All of this makes me worried. With liquor issues, one bad apple spoils the whole bushel. The RCMP would like to enforce every group the same way so they are not seen as playing favorites, though this doesn't happen in practice. While this approach is both fair and unfair at the same time, the result is that a small subset of troublemakers has the potential to cause real problems to the majority of groups that do follow the rules surrounding liquor regulations. Of course Athletics has promised to clean up their act, but why didn't that happen when any of the major infractions occurred in the first place? Fool me once, shame on you; fool me twice, shame on me. Not only that, these are only the issues only from Thunderbird arena. Athletics also gets SOLs for Varsity games and does not follow the rules in getting those either! Their track record is established and it's dismal. Students get a bad rep for being irresponsible with alcohol but the worst violations are arising elsewhere.

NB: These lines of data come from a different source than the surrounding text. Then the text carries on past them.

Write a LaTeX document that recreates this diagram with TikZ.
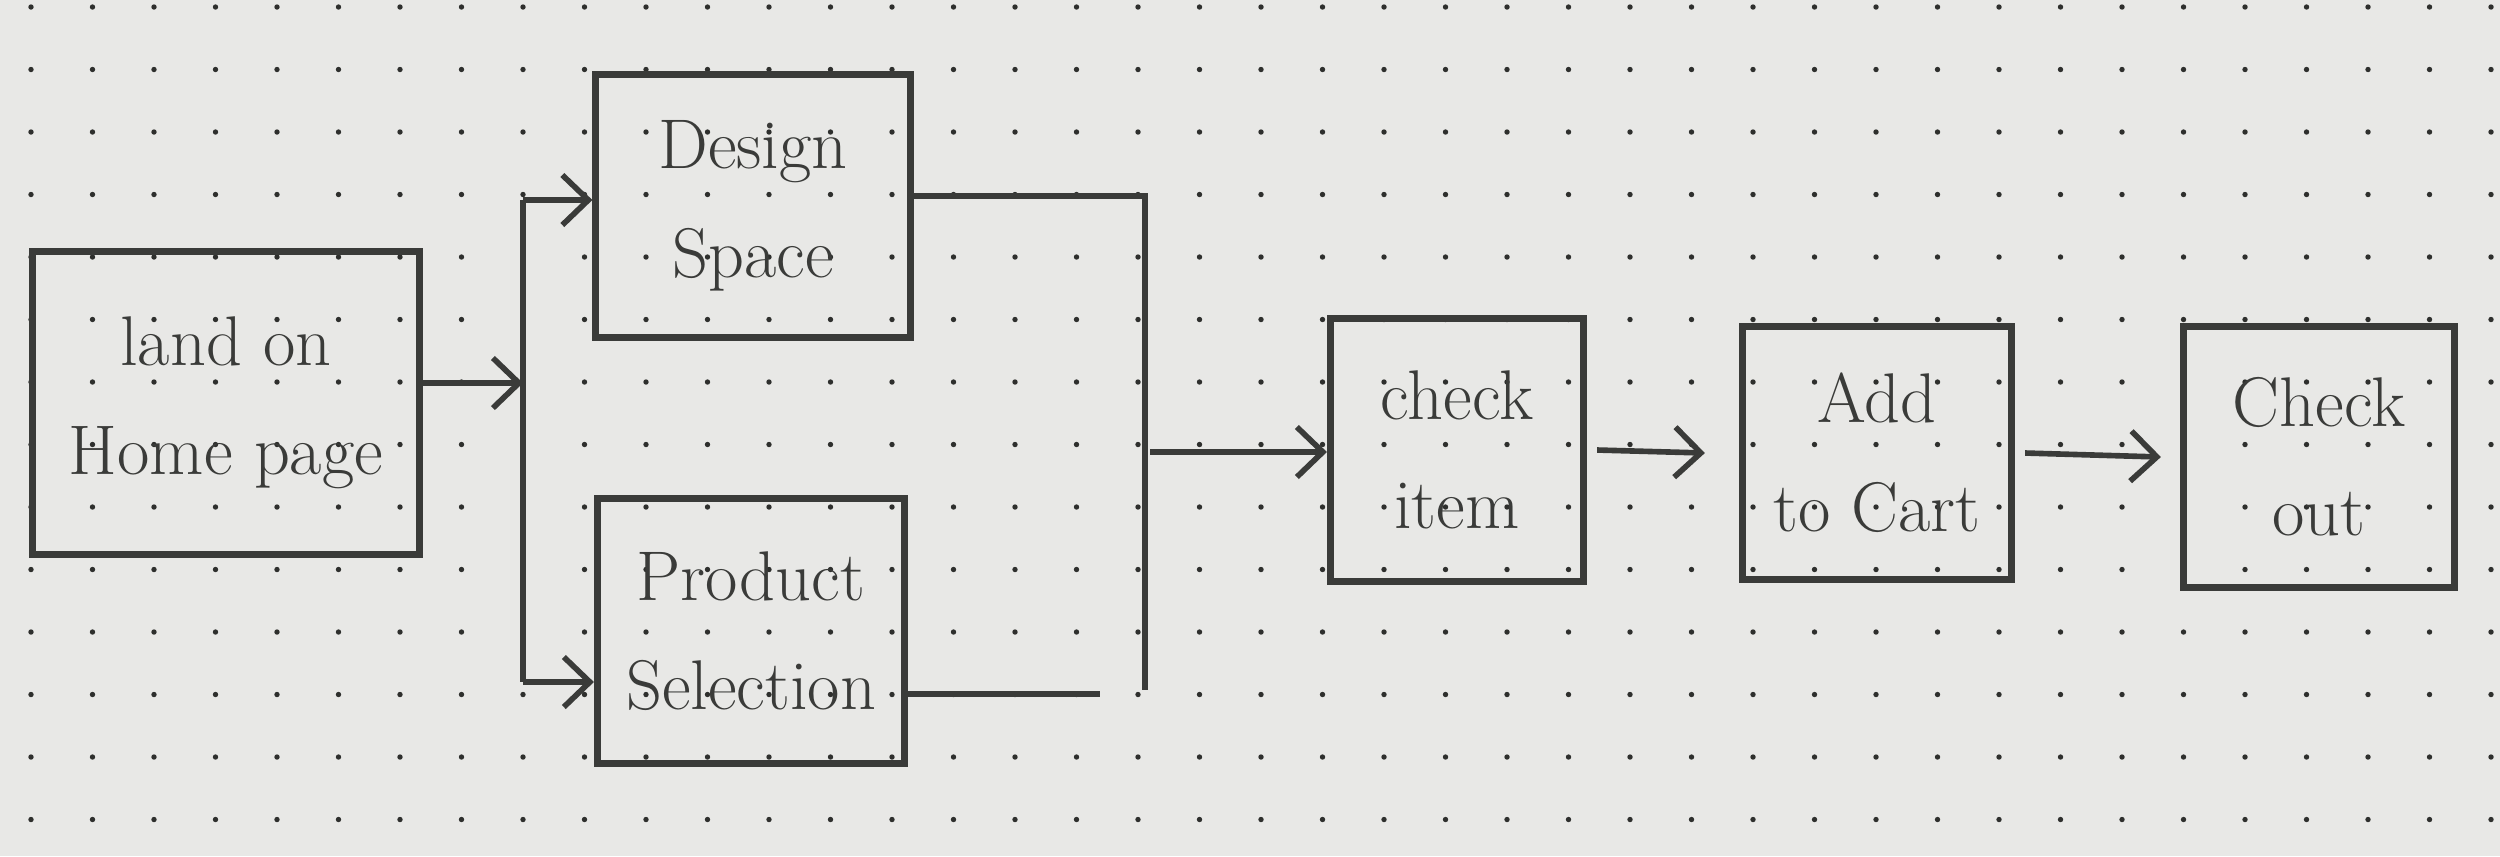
\documentclass[tikz,border=0pt]{standalone}
\usepackage{tikz}
\usetikzlibrary{arrows.meta,positioning,calc}
\definecolor{paper}{HTML}{E8E8E6}
\definecolor{ink}{HTML}{3A3B39}
\definecolor{dotink}{HTML}{2E2F2D}

\begin{document}
\begin{tikzpicture}[
  x=0.01cm, y=-0.01cm,
  font=\fontsize{20}{31}\selectfont,
  box/.style={draw=ink, line width=2pt, align=center, inner sep=2pt, text=ink},
  arr/.style={-{Straight Barb[length=2.6mm,width=5mm]}, line width=1.6pt, ink},
  wire/.style={line width=1.6pt, ink},
]
% ---------- paper with dot grid ----------
\fill[paper] (0,0) rectangle (2500,856);
\foreach \i in {0,...,40}
  \foreach \j in {0,...,13}
    \fill[dotink] ({31+61.5*\i},{7+62.5*\j}) circle[radius=0.27mm];
% ---------- the steps ----------
\node[box, minimum width=3.87cm, minimum height=3.03cm] (land) at (226,403) {land on\\Home page};
\node[box, minimum width=3.14cm, minimum height=2.62cm] (design) at (753,206) {Design\\Space};
\node[box, minimum width=3.07cm, minimum height=2.64cm] (product) at (751,631) {Product\\Selection};
\node[box, minimum width=2.53cm, minimum height=2.63cm] (check) at (1457,450) {check\\item};
\node[box, minimum width=2.69cm, minimum height=2.52cm] (addcart) at (1877,453) {Add\\to Cart};
\node[box, minimum width=2.71cm, minimum height=2.60cm] (checkout) at (2319,457) {Check\\out};
% ---------- split after the home page ----------
\coordinate (split) at (523,383);
\coordinate (ttop) at (523,200);
\coordinate (tbot) at (523,682);
\draw[arr] (land.east |- split) -- (split);
\draw[wire] (ttop) -- (tbot);
\draw[arr] (ttop) -- (ttop -| design.west);
\draw[arr] (tbot) -- (tbot -| product.west);
% ---------- merge into check item ----------
\coordinate (mtop) at (1145,196);
\coordinate (mbot) at (1145,690);
\coordinate (pend) at (1100,694);
\coordinate (mout) at (1150,452);
\draw[wire] (design.east |- mtop) -- (mtop) -- (mbot);
\draw[wire] (product.east |- pend) -- (pend);
\draw[arr] (mout) -- (mout -| check.west);
% ---------- on to the cart ----------
\draw[arr] ([xshift=1mm]check.east) -- ([xshift=-3.4mm]addcart.west);
\draw[arr] ([xshift=1mm]addcart.east) -- ([xshift=-1.9mm]checkout.west);
\end{tikzpicture}
\end{document}
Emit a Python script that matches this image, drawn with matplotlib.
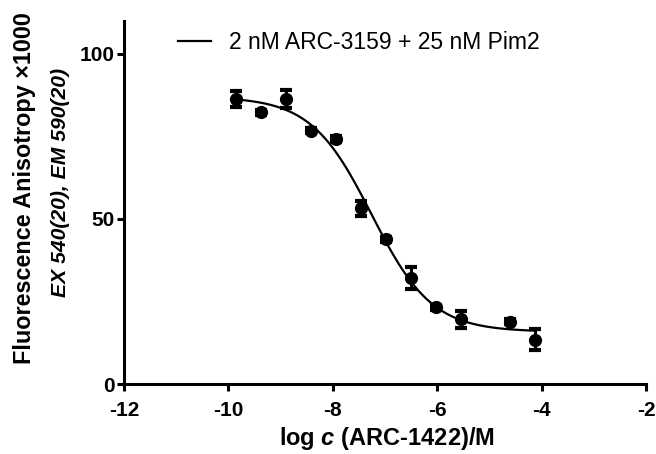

The other way I see this liquor-primary licence as a problem is that currently the RCMP puts a cap on SOLs, based on how many people are supposedly attending these events in a given night. Once that cap is hit, they stop giving out SOLs for that day. For example, the RCMP will not approve SOLs for August 14th due to the Warped Tour occurring at Thunderbird Stadium even though the Warped Tour will not have any liquor service. Any night with a large event at the arena will lower the capacity for student-run events. I am also going to assume that the revenue from these concerts is going into Athletics's bottom line but that very little of it ends up going back into student programs. I would love to see evidence which suggests I'm wrong about this, but I don't think I will ever see that. The university is catering primarily to non-students, having negative impacts on student-run events; this is the War on Fun in a nutshell.

Finally, this warms my heart:

It is my belief that the UBC Athletics Department is moving too fast with their planned events at Thunderbird Centre, especially music concerts; and that profit is the main objective rather than ensuring that community interests are taken into consideration and looked after now and in the future. - S/Sgt Kenna, RCMP

HALLELUJAH!!!


Sing it, brother! This is the gospel I have been preaching far and wide. I don't want to start off on an even longer rant, but the ancillary model for UBC Athletics is broken. Too much of the department's attention is focused on increasing revenues without considering whether it is actually serving the UBC community effectively. There is not nearly enough accountability to those ultimately paying the bills and shouldering the impacts. I am immensely pleased to see that others see it the same way as well and I hope UBC is paying attention.